Häufige Stolpersteine und deren Lösung
Trotz korrekter Einstellung kann es zu Problemen kommen. Ein klassischer Fall: Die Upload-Geschwindigkeit scheint extrem langsam. Das liegt in der Natur der großen Dateien und ist normal. Für 100 RAW-Dateien à 40 Megabyte solltest du mehrere Stunden einplanen, abhängig von deiner Internetverbindung.
Manche Nutzer berichten, dass bestimmte RAW-Formate nicht korrekt dargestellt werden. Google Fotos unterstützt die meisten RAW-Dateien der gängigen Kamerahersteller, darunter CR2 und CR3 von Canon, NEF von Nikon, ARW von Sony sowie das universelle DNG-Format. Exotische oder sehr neue Formate können gelegentlich Probleme bereiten. Die Lösung: Konvertiere diese Dateien in das DNG-Format, das Adobe als offenen Standard etabliert hat.

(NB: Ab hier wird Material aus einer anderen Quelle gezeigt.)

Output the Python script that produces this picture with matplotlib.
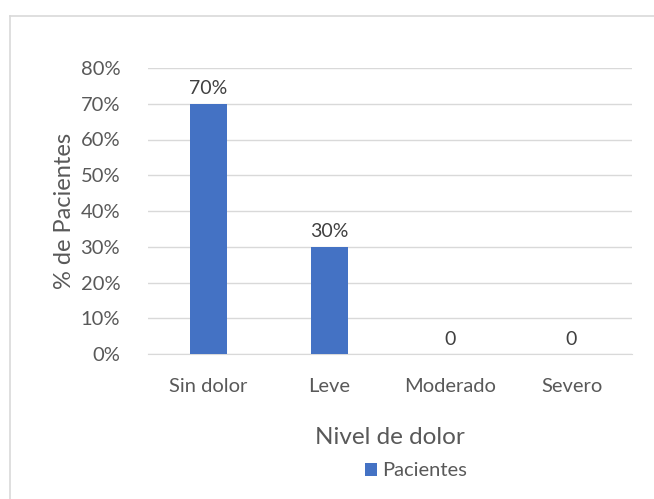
import matplotlib.pyplot as plt
from matplotlib.lines import Line2D
from matplotlib.ticker import PercentFormatter

categorias = ['Sin dolor', 'Leve', 'Moderado', 'Severo']
pacientes = [0.70, 0.30, 0.0, 0.0]
etiquetas = ['70%', '30%', '0', '0']
yticks = [0, 0.1, 0.2, 0.3, 0.4, 0.5, 0.6, 0.7, 0.8]

plt.rcParams['font.family'] = ['Lato', 'DejaVu Sans']
gris = '#595959'

fig = plt.figure(figsize=(6.54, 4.99), dpi=100)
# Excel-like chart border: only the left and top edges show in the crop
bx, by = 9.5/654, 1 - 15.5/499
fig.lines.append(Line2D([bx, bx], [0, by], transform=fig.transFigure, color='#d9d9d9', linewidth=1.2))
fig.lines.append(Line2D([bx, 1], [by, by], transform=fig.transFigure, color='#d9d9d9', linewidth=1.2))

ax = fig.add_axes([148/654, 1 - 354/499, 484/654, 286/499])
x = range(len(categorias))
ax.bar(x, pacientes, width=0.31, color='#4472C4', zorder=3, label='Pacientes')

for xi, v, t in zip(x, pacientes, etiquetas):
    ax.text(xi, v + 0.018, t, ha='center', va='bottom', fontsize=14, color='#404040')

ax.set_ylim(0, 0.8)
ax.set_xlim(-0.5, 3.5)
ax.set_yticks(yticks)
ax.yaxis.set_major_formatter(PercentFormatter(1.0, decimals=0))
ax.set_xticks(list(x))
ax.set_xticklabels(categorias)
ax.grid(axis='y', color='#d9d9d9', linewidth=1, zorder=0)
for s in ['top', 'right', 'left']:
    ax.spines[s].set_visible(False)
ax.spines['bottom'].set_color('#d9d9d9')
ax.tick_params(axis='both', length=0, labelsize=14.5, labelcolor=gris)
ax.tick_params(axis='x', pad=17.5)
ax.tick_params(axis='y', pad=20)

ax.set_ylabel('% de Pacientes', fontsize=17, color=gris, labelpad=4)
fig.text(390/654, 1 - 438/499, 'Nivel de dolor', ha='center', va='center', fontsize=17.5, color=gris)

leg = ax.legend(loc='center', bbox_to_anchor=(416/654, 1 - 471/499), bbox_transform=fig.transFigure,
                frameon=False, fontsize=14.5, handlelength=0.6, handleheight=0.6, handletextpad=0.25)
for t in leg.get_texts():
    t.set_color(gris)

fig.savefig('out.png', dpi=100)
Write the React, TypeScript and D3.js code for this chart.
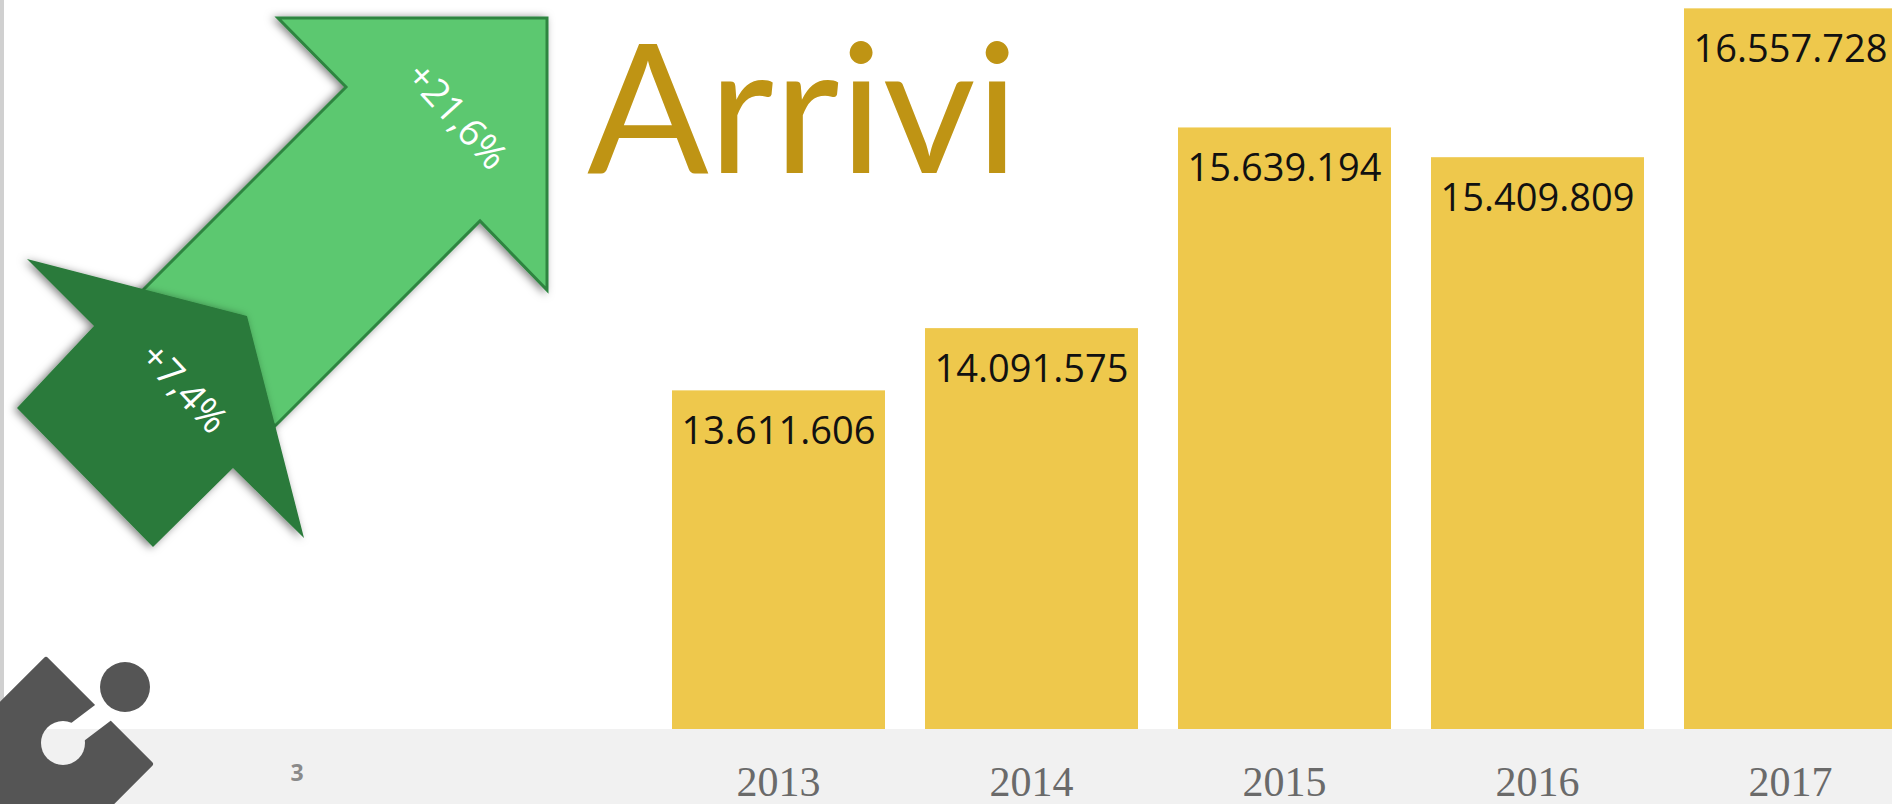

Ein weiterer Punkt betrifft die mobile Darstellung. RAW-Dateien werden in Google Fotos als JPEG-Vorschau angezeigt. Das ist gewollt und spart Rechenleistung auf mobilen Geräten. Die vollständige RAW-Datei steht aber jederzeit zum Download bereit und kann mit entsprechender Software wie Lightroom oder Capture One bearbeitet werden.
Die Investition in Original-Uploads zahlt sich langfristig aus. Deine Bilder behalten ihren professionellen Charakter, Bearbeitungsspielraum bleibt maximal erhalten, und du schaffst ein zuverlässiges Backup-System für deine fotografischen Werke. Die Kombination aus lokaler Speicherung und Cloud-Backup nach dem 3-2-1-Prinzip – drei Kopien, zwei verschiedene Medien, eine externe Kopie – wird damit realistisch umsetzbar. Mit den richtigen Einstellungen wird Google Fotos zu einem wertvollen Werkzeug in deinem fotografischen Arsenal, das die volle Qualität deiner RAW-Aufnahmen bewahrt und gleichzeitig moderne Cloud-Funktionen bietet.